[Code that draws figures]
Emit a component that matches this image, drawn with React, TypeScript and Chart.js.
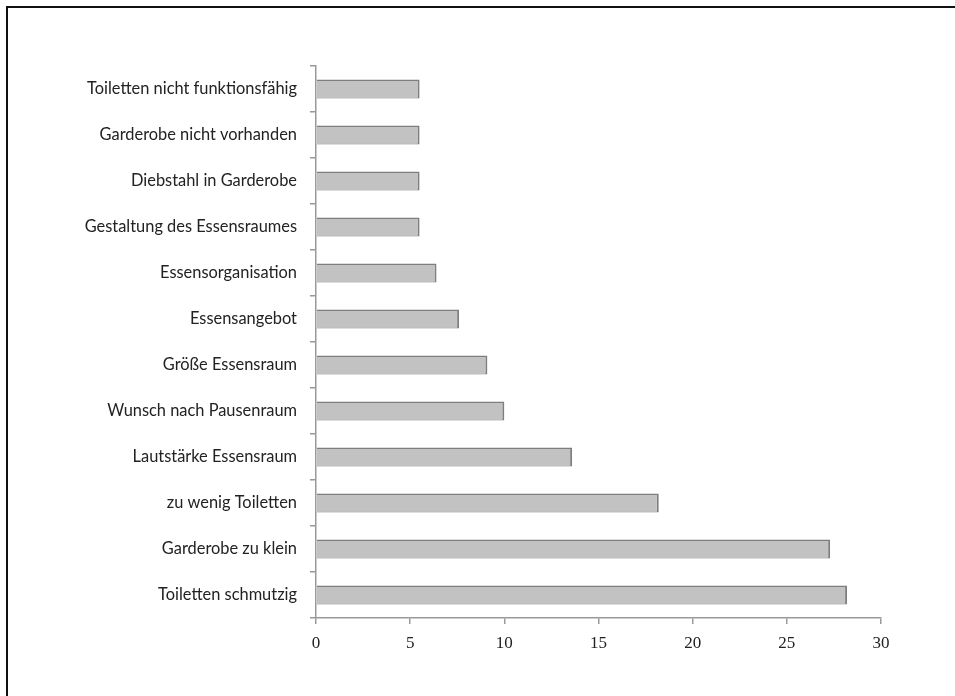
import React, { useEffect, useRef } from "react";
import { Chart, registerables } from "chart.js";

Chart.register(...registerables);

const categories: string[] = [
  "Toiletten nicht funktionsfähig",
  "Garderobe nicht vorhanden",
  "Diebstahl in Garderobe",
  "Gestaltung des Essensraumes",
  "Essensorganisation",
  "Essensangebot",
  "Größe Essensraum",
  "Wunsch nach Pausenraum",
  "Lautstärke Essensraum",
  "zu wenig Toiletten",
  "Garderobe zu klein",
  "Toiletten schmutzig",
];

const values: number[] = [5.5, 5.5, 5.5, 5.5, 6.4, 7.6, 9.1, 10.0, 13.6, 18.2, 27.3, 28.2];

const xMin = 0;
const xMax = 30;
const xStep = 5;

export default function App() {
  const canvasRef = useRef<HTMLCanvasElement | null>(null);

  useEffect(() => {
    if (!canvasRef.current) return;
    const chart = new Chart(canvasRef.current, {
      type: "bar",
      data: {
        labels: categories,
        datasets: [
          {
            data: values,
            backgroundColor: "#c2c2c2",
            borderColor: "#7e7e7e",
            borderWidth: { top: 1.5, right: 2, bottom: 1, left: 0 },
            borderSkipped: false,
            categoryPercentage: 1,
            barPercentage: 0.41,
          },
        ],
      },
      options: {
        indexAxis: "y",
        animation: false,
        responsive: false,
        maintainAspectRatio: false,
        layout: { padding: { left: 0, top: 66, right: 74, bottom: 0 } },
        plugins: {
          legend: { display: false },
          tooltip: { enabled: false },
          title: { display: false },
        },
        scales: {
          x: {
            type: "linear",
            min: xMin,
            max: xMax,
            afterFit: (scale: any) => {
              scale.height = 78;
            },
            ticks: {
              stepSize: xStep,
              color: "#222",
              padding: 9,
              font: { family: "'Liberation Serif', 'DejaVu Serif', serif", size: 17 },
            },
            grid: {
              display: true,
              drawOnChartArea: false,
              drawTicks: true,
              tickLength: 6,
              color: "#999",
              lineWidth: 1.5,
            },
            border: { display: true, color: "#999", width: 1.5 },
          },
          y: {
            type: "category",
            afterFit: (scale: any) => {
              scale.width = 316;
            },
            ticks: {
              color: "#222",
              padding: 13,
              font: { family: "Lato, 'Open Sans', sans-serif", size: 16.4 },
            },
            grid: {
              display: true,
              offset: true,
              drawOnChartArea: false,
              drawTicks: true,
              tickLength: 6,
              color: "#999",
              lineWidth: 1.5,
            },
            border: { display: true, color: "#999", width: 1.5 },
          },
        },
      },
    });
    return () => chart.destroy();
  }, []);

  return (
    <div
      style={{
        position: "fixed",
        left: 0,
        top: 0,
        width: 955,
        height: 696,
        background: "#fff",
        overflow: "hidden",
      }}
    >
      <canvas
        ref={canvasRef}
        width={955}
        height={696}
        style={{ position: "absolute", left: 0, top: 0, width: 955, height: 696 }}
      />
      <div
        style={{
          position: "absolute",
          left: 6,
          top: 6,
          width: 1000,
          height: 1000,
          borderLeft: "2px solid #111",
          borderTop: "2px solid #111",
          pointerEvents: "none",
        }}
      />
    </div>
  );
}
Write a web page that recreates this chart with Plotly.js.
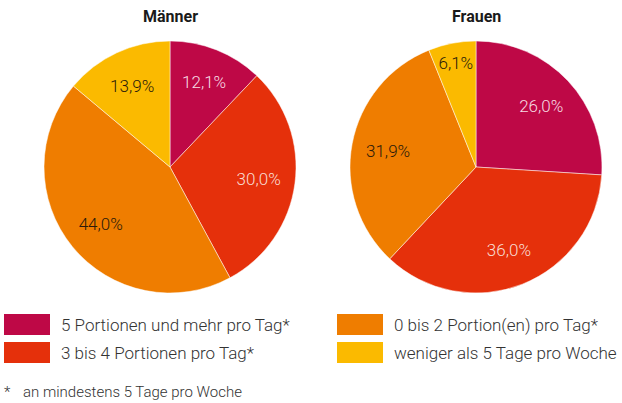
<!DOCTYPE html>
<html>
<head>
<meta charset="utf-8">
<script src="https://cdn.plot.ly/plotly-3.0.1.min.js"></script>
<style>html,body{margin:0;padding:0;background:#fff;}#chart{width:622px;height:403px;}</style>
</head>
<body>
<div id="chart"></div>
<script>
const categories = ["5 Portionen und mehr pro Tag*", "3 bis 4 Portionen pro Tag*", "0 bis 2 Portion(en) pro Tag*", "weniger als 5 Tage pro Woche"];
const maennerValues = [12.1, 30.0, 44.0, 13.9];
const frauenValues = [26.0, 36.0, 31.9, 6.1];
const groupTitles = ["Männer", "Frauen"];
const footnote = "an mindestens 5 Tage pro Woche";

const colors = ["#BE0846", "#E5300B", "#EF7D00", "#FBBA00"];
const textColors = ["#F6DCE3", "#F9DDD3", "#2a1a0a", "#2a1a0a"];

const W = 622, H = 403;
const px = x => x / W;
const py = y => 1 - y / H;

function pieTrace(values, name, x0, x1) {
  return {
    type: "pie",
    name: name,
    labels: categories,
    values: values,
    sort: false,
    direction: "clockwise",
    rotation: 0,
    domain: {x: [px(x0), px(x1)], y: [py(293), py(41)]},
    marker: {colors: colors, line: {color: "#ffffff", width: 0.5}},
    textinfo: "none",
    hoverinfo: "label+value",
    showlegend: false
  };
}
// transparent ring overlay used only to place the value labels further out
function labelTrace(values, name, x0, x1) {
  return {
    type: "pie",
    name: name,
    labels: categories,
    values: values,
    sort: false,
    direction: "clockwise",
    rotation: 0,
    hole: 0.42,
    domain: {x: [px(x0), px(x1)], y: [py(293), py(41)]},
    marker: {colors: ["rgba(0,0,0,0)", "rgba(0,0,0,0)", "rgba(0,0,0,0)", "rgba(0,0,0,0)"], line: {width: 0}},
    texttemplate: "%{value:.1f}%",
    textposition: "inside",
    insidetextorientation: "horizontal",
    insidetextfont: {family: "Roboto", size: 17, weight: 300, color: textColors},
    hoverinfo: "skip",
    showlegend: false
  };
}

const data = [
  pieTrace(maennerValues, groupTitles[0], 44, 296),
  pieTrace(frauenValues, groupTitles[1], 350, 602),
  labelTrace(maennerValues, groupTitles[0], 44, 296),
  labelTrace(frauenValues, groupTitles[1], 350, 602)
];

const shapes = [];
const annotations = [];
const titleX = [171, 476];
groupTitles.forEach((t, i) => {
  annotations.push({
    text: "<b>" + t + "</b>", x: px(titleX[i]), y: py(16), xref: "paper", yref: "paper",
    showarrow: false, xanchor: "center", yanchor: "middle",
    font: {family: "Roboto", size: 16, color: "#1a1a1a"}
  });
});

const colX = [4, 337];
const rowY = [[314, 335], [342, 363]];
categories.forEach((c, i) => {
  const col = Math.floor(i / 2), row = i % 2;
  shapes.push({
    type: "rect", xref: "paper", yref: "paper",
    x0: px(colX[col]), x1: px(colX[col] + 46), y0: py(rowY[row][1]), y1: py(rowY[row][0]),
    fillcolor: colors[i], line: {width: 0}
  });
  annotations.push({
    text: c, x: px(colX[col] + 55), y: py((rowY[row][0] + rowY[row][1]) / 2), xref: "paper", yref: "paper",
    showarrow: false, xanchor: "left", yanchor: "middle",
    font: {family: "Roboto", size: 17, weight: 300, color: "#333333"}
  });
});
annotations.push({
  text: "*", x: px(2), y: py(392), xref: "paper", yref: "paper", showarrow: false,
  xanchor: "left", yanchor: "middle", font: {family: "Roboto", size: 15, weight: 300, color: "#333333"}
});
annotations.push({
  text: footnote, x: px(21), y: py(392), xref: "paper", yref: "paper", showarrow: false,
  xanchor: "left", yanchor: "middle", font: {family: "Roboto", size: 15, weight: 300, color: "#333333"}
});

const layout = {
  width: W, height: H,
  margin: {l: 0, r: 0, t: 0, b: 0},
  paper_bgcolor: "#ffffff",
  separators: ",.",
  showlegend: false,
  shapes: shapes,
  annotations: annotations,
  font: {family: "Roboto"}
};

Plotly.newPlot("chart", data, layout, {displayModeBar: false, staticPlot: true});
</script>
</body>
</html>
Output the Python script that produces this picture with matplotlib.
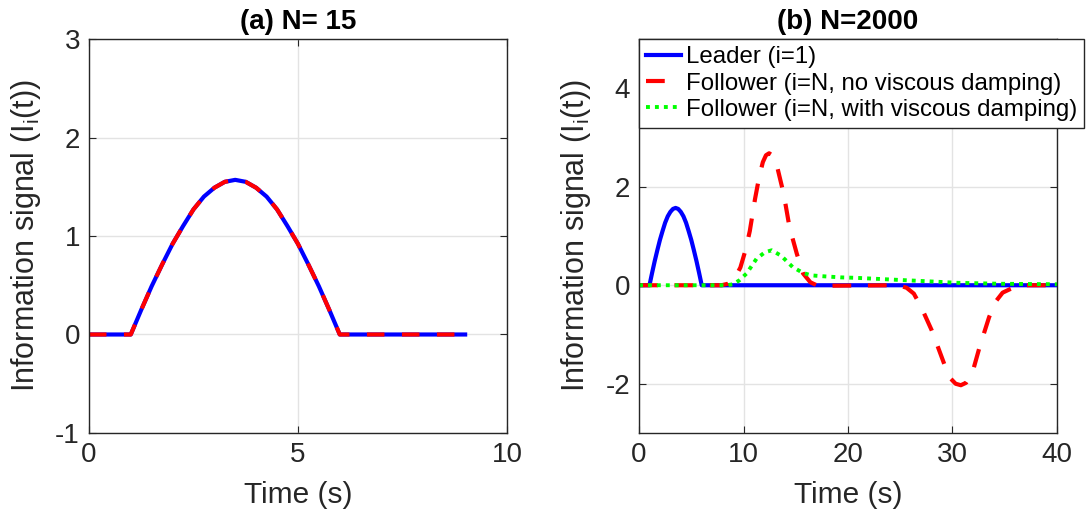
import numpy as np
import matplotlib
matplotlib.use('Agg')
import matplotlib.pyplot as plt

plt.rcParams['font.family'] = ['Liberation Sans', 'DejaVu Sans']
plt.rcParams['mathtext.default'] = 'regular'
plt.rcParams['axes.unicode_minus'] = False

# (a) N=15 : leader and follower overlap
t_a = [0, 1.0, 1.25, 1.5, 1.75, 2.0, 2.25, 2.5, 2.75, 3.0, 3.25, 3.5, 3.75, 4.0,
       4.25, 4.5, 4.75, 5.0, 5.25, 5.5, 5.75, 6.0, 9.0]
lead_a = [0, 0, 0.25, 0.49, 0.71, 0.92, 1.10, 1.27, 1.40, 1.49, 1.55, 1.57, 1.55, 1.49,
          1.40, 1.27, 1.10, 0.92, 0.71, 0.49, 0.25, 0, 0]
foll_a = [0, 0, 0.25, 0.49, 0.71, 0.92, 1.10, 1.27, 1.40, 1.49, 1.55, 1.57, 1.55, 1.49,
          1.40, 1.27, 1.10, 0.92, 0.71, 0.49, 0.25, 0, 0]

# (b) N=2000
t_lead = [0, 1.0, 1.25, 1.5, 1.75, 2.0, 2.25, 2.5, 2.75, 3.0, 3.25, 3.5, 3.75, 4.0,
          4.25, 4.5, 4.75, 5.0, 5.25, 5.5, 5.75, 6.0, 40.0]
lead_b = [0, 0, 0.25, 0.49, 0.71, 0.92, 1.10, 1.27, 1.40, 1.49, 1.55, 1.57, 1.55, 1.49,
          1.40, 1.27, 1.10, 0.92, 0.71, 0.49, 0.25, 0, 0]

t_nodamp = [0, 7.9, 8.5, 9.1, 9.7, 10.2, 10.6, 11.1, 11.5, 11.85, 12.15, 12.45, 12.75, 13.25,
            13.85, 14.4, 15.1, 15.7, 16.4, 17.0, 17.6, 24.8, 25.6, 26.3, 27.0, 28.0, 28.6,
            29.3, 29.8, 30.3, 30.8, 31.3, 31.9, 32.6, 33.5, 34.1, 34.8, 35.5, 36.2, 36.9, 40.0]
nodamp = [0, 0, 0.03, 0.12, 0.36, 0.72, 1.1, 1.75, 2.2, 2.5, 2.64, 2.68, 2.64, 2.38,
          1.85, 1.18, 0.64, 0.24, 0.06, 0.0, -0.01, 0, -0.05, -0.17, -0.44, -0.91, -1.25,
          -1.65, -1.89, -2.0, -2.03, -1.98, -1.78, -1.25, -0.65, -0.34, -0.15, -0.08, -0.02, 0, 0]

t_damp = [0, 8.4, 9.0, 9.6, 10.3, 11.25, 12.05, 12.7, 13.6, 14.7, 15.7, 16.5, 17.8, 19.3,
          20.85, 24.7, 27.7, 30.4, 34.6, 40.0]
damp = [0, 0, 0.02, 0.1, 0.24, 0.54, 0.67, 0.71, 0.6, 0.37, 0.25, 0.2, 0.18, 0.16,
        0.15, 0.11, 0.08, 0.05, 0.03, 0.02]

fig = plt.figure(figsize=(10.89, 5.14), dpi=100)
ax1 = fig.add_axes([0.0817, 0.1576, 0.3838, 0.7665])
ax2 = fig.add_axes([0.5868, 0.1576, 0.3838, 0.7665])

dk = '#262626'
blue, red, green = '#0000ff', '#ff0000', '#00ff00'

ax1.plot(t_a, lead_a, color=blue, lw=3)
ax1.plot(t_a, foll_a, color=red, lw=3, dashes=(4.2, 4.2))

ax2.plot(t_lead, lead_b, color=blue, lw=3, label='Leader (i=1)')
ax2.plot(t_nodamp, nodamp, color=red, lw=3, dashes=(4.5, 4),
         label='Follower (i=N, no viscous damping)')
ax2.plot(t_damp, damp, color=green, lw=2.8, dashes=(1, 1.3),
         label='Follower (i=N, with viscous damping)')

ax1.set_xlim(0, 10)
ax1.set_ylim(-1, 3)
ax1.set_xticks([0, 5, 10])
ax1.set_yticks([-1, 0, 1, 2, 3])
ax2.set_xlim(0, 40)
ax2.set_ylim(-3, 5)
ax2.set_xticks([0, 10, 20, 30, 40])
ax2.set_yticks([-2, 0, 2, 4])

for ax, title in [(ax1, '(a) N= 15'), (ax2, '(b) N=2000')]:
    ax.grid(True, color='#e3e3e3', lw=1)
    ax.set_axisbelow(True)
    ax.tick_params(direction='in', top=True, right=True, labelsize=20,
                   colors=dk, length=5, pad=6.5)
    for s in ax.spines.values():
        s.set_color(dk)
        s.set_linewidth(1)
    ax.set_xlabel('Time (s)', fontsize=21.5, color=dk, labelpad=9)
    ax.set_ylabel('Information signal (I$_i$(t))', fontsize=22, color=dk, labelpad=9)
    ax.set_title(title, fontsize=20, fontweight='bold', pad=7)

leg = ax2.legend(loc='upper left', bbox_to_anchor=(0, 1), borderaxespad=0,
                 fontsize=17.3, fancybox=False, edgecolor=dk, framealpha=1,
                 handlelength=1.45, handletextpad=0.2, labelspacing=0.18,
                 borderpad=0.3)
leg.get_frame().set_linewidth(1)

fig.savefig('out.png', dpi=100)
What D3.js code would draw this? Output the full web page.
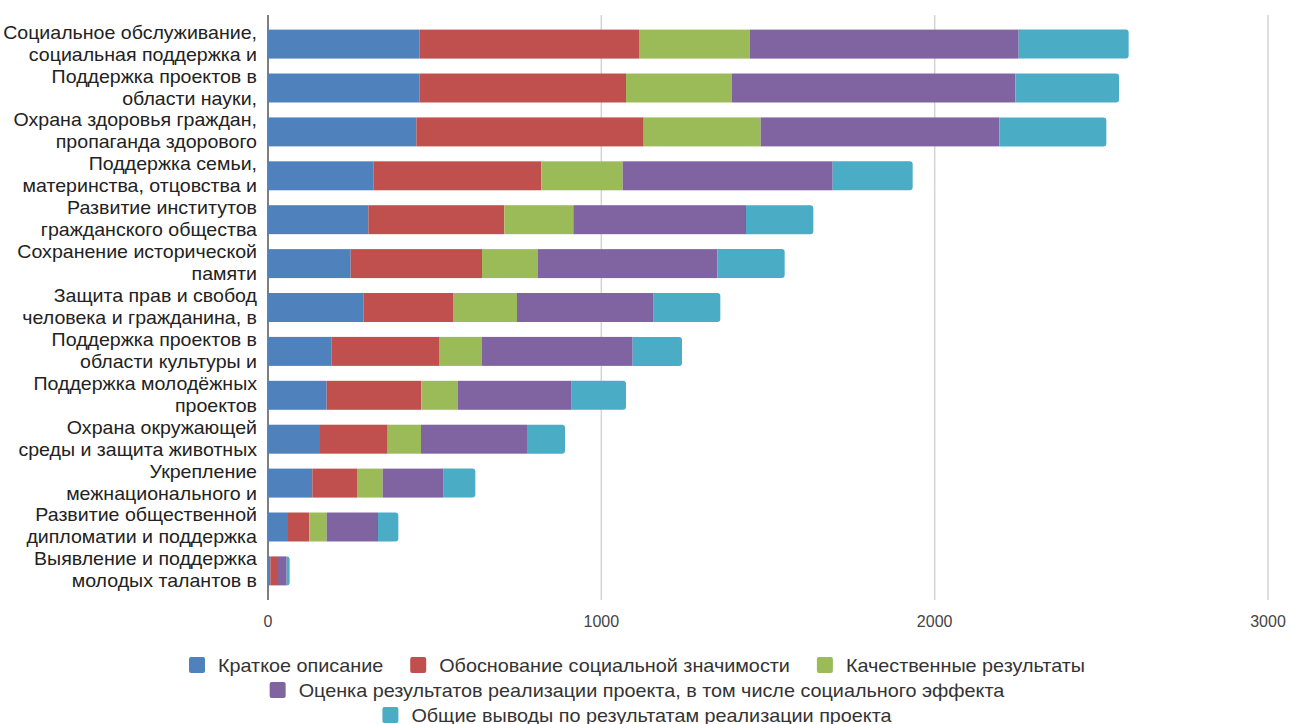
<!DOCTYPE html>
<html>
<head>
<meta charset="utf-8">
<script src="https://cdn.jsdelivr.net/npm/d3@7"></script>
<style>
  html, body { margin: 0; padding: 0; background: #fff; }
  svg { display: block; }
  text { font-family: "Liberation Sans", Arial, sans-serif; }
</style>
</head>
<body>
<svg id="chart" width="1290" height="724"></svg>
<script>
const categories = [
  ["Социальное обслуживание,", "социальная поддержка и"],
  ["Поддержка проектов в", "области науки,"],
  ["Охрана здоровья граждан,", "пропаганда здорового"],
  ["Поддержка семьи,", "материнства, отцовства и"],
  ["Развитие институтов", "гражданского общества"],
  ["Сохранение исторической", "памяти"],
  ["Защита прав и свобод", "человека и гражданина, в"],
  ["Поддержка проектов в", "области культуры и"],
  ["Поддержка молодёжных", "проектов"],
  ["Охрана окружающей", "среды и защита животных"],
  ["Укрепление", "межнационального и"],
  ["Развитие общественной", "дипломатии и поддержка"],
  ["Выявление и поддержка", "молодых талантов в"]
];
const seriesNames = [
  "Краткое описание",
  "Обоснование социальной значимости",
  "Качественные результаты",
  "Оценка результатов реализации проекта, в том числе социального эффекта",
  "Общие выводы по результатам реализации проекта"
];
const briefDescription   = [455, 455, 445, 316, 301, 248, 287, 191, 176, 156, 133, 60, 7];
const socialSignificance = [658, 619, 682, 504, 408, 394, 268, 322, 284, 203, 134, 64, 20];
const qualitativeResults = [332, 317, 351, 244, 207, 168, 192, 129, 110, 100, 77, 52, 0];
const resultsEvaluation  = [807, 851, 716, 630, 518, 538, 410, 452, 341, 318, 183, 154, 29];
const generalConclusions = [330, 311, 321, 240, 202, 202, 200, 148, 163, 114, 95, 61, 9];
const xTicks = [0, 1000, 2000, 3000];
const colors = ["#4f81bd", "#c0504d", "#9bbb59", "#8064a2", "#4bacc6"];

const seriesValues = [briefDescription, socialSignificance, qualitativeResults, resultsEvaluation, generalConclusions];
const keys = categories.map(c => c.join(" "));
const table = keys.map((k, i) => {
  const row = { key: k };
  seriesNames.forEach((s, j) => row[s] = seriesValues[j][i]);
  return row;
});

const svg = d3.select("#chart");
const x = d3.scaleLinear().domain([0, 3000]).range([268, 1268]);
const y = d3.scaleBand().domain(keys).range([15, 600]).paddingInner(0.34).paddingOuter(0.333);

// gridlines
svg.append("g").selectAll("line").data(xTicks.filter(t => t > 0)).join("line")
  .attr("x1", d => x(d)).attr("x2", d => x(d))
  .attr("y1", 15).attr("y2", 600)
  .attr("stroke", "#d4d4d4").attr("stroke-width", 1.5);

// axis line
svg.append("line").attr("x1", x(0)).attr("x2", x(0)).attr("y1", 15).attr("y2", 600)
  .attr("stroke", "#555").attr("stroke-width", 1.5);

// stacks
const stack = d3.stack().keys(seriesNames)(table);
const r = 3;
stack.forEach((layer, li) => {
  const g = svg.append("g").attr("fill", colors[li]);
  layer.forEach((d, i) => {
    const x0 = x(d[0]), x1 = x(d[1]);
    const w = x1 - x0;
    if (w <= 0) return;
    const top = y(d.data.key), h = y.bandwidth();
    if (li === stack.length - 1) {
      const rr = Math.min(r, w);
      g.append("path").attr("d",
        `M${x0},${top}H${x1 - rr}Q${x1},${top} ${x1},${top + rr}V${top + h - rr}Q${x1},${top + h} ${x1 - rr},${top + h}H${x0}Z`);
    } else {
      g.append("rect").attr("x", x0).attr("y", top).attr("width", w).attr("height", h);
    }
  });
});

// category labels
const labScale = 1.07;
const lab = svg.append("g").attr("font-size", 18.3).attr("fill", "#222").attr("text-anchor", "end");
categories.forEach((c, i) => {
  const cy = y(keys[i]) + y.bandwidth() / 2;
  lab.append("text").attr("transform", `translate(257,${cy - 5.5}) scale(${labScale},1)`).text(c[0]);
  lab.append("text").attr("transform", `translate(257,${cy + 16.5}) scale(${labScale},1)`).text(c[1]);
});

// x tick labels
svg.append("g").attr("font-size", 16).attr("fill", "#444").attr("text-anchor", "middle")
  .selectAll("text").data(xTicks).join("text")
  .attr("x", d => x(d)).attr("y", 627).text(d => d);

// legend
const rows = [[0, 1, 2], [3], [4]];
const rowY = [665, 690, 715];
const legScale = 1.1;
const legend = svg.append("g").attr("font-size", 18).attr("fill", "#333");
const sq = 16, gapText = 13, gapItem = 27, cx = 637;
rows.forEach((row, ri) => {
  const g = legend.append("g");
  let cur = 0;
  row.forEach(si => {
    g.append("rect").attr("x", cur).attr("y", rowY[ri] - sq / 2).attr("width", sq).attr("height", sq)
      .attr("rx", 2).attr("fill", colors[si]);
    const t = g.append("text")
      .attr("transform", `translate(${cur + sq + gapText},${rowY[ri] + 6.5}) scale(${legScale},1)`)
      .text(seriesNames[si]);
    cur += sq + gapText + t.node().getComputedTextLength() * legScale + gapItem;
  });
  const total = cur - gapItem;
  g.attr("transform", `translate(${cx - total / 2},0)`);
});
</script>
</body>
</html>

• SHORT EXERCISE: Reproduce only the lines running from the one that has "Write a web" through the one that has "mindestens 5 Tage", ends included. Any pictures in that stretch should not be copied.

• TASK OUTPUT:
Write a web page that recreates this chart with Plotly.js.
<!DOCTYPE html>
<html>
<head>
<meta charset="utf-8">
<script src="https://cdn.plot.ly/plotly-3.0.1.min.js"></script>
<style>html,body{margin:0;padding:0;background:#fff;}#chart{width:622px;height:403px;}</style>
</head>
<body>
<div id="chart"></div>
<script>
const categories = ["5 Portionen und mehr pro Tag*", "3 bis 4 Portionen pro Tag*", "0 bis 2 Portion(en) pro Tag*", "weniger als 5 Tage pro Woche"];
const maennerValues = [12.1, 30.0, 44.0, 13.9];
const frauenValues = [26.0, 36.0, 31.9, 6.1];
const groupTitles = ["Männer", "Frauen"];
const footnote = "an mindestens 5 Tage pro Woche";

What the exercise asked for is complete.